Taylor opens her book by detailing the various forms of stroke. Hers was borne of an arteriovenous malformation (AVM)– an abnormality in the blood vessels of the brain. A gripping first-person account of the stroke is included, and Taylor details her long and arduous recovery period. Her descriptions of cravings for sleep following the stroke, the pain of exposure to light, and the ease with which her energy was depleted makes for exceptionally gripping writing. Taylor details for the reader her “stroke of insight”– a state of Nirvana brought on by the stroke– and includes resources for stroke avoidance and recovery.

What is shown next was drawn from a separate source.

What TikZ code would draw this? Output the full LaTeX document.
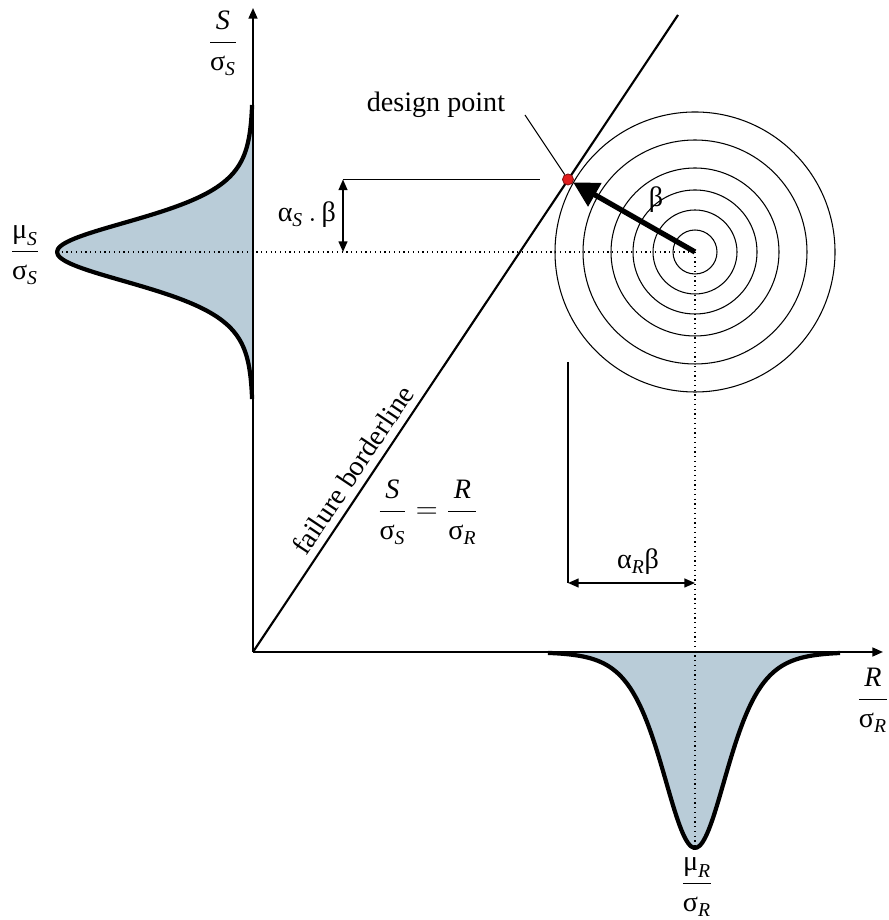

The book, though a gripping account of the horrors of neurological damage, leaves much to be desired. Psychologist Tal-Ben Shahar tells us that gratitude begets happiness (Ben-Shahar 10), and the prospect of losing a great deal of one’s abilities in so abrupt a manner certainly allows one to feel gratitude for their health. The book will surely resonate with anyone who has, unfortunately, been affected by stroke in some way. Beyond that, however, the book is lacking. Some have argued that My Stroke of Insight is a work of “neurosophy”– the attempt to “spiritualize” the brain. As the Dutch philosopher and geriatrician Bert Keizer writes, “the neurosophist drags neurological concepts into a context that has nothing to do with neurology. You might say that in this activity neurons are taken to church, where they have no business.” Keizer also points out that Taylor oversimplifies the “left-brain, right-brain” divide (Keizer 2009). As Daniel Voyer, a professor of psychology at the University of New Brunswick notes, “neuroimaging research suggests that we use structures in both cerebral hemispheres to perform most activities,” (Voyer 2015). While it is true that skills like language and motor control reside in certain parts of the brain, “softer skills” and personality traits like rationality are not exclusive to a particular hemisphere. Robert Shmerling, a professor at Harvard Medical School, writes that a “CT scan, MRI scan, or even an autopsy on the brain of a mathematician and… an artist” would yield little difference in neuroanatomy (Shmerling 2019).
Nonetheless, My Stroke of Insight is a fascinating contribution to the world of medical humanities– warts and all. The marriage of philosophy and neuroscience is attractive, though Taylor fails to do either subject justice. My Stroke of Insight provides a stunning, first-person account of the horrors of stroke– but nothing more.